**GIVEN INFORMATION**:
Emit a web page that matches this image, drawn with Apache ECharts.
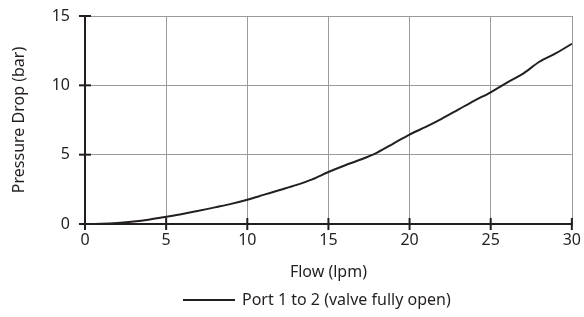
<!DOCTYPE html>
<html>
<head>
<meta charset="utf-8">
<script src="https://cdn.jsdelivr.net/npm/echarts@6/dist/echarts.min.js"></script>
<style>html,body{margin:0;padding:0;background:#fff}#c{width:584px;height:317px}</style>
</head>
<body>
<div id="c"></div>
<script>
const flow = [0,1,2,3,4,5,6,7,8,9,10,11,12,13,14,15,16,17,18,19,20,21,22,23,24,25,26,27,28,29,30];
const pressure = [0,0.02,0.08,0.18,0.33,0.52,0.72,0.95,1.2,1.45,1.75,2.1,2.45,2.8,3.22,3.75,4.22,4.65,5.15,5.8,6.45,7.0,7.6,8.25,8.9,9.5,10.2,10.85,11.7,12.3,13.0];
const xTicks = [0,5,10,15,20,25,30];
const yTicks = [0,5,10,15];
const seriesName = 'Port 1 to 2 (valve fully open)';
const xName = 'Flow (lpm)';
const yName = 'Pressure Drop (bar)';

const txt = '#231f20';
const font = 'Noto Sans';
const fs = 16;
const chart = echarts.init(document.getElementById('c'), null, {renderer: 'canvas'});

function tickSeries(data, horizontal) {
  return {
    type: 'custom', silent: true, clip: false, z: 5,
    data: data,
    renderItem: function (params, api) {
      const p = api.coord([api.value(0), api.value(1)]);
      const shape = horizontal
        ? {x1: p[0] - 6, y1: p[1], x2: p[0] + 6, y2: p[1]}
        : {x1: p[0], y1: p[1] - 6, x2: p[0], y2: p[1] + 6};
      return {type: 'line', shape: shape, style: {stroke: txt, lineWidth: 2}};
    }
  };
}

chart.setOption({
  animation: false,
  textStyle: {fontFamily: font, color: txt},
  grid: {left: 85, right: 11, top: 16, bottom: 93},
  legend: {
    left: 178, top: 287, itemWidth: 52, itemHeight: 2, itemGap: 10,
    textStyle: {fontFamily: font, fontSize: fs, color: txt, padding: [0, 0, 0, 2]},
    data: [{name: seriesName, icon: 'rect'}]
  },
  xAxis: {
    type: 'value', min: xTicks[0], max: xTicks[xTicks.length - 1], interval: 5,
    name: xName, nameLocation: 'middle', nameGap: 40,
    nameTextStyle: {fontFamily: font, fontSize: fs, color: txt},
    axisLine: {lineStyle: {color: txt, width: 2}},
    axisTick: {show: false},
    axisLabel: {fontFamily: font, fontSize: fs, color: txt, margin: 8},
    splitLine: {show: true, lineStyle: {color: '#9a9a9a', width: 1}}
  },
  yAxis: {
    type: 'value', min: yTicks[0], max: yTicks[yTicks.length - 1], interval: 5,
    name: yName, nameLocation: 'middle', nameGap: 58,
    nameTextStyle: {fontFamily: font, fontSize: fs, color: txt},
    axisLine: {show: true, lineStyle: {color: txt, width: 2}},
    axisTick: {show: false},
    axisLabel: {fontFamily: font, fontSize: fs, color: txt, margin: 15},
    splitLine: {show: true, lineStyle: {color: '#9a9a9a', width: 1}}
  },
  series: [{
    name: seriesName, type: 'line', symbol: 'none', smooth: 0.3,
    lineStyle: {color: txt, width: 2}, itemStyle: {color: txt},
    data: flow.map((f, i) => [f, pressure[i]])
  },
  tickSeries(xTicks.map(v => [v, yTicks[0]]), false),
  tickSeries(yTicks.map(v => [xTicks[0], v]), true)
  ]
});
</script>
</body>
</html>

**THE EXERCISE**: Write the material out again exactly as it appears, dropping the pictures.

**EXPECTED ANSWER**:
Emit a web page that matches this image, drawn with Apache ECharts.
<!DOCTYPE html>
<html>
<head>
<meta charset="utf-8">
<script src="https://cdn.jsdelivr.net/npm/echarts@6/dist/echarts.min.js"></script>
<style>html,body{margin:0;padding:0;background:#fff}#c{width:584px;height:317px}</style>
</head>
<body>
<div id="c"></div>
<script>
const flow = [0,1,2,3,4,5,6,7,8,9,10,11,12,13,14,15,16,17,18,19,20,21,22,23,24,25,26,27,28,29,30];
const pressure = [0,0.02,0.08,0.18,0.33,0.52,0.72,0.95,1.2,1.45,1.75,2.1,2.45,2.8,3.22,3.75,4.22,4.65,5.15,5.8,6.45,7.0,7.6,8.25,8.9,9.5,10.2,10.85,11.7,12.3,13.0];
const xTicks = [0,5,10,15,20,25,30];
const yTicks = [0,5,10,15];
const seriesName = 'Port 1 to 2 (valve fully open)';
const xName = 'Flow (lpm)';
const yName = 'Pressure Drop (bar)';

const txt = '#231f20';
const font = 'Noto Sans';
const fs = 16;
const chart = echarts.init(document.getElementById('c'), null, {renderer: 'canvas'});

function tickSeries(data, horizontal) {
  return {
    type: 'custom', silent: true, clip: false, z: 5,
    data: data,
    renderItem: function (params, api) {
      const p = api.coord([api.value(0), api.value(1)]);
      const shape = horizontal
        ? {x1: p[0] - 6, y1: p[1], x2: p[0] + 6, y2: p[1]}
        : {x1: p[0], y1: p[1] - 6, x2: p[0], y2: p[1] + 6};
      return {type: 'line', shape: shape, style: {stroke: txt, lineWidth: 2}};
    }
  };
}

chart.setOption({
  animation: false,
  textStyle: {fontFamily: font, color: txt},
  grid: {left: 85, right: 11, top: 16, bottom: 93},
  legend: {
    left: 178, top: 287, itemWidth: 52, itemHeight: 2, itemGap: 10,
    textStyle: {fontFamily: font, fontSize: fs, color: txt, padding: [0, 0, 0, 2]},
    data: [{name: seriesName, icon: 'rect'}]
  },
  xAxis: {
    type: 'value', min: xTicks[0], max: xTicks[xTicks.length - 1], interval: 5,
    name: xName, nameLocation: 'middle', nameGap: 40,
    nameTextStyle: {fontFamily: font, fontSize: fs, color: txt},
    axisLine: {lineStyle: {color: txt, width: 2}},
    axisTick: {show: false},
    axisLabel: {fontFamily: font, fontSize: fs, color: txt, margin: 8},
    splitLine: {show: true, lineStyle: {color: '#9a9a9a', width: 1}}
  },
  yAxis: {
    type: 'value', min: yTicks[0], max: yTicks[yTicks.length - 1], interval: 5,
    name: yName, nameLocation: 'middle', nameGap: 58,
    nameTextStyle: {fontFamily: font, fontSize: fs, color: txt},
    axisLine: {show: true, lineStyle: {color: txt, width: 2}},
    axisTick: {show: false},
    axisLabel: {fontFamily: font, fontSize: fs, color: txt, margin: 15},
    splitLine: {show: true, lineStyle: {color: '#9a9a9a', width: 1}}
  },
  series: [{
    name: seriesName, type: 'line', symbol: 'none', smooth: 0.3,
    lineStyle: {color: txt, width: 2}, itemStyle: {color: txt},
    data: flow.map((f, i) => [f, pressure[i]])
  },
  tickSeries(xTicks.map(v => [v, yTicks[0]]), false),
  tickSeries(yTicks.map(v => [xTicks[0], v]), true)
  ]
});
</script>
</body>
</html>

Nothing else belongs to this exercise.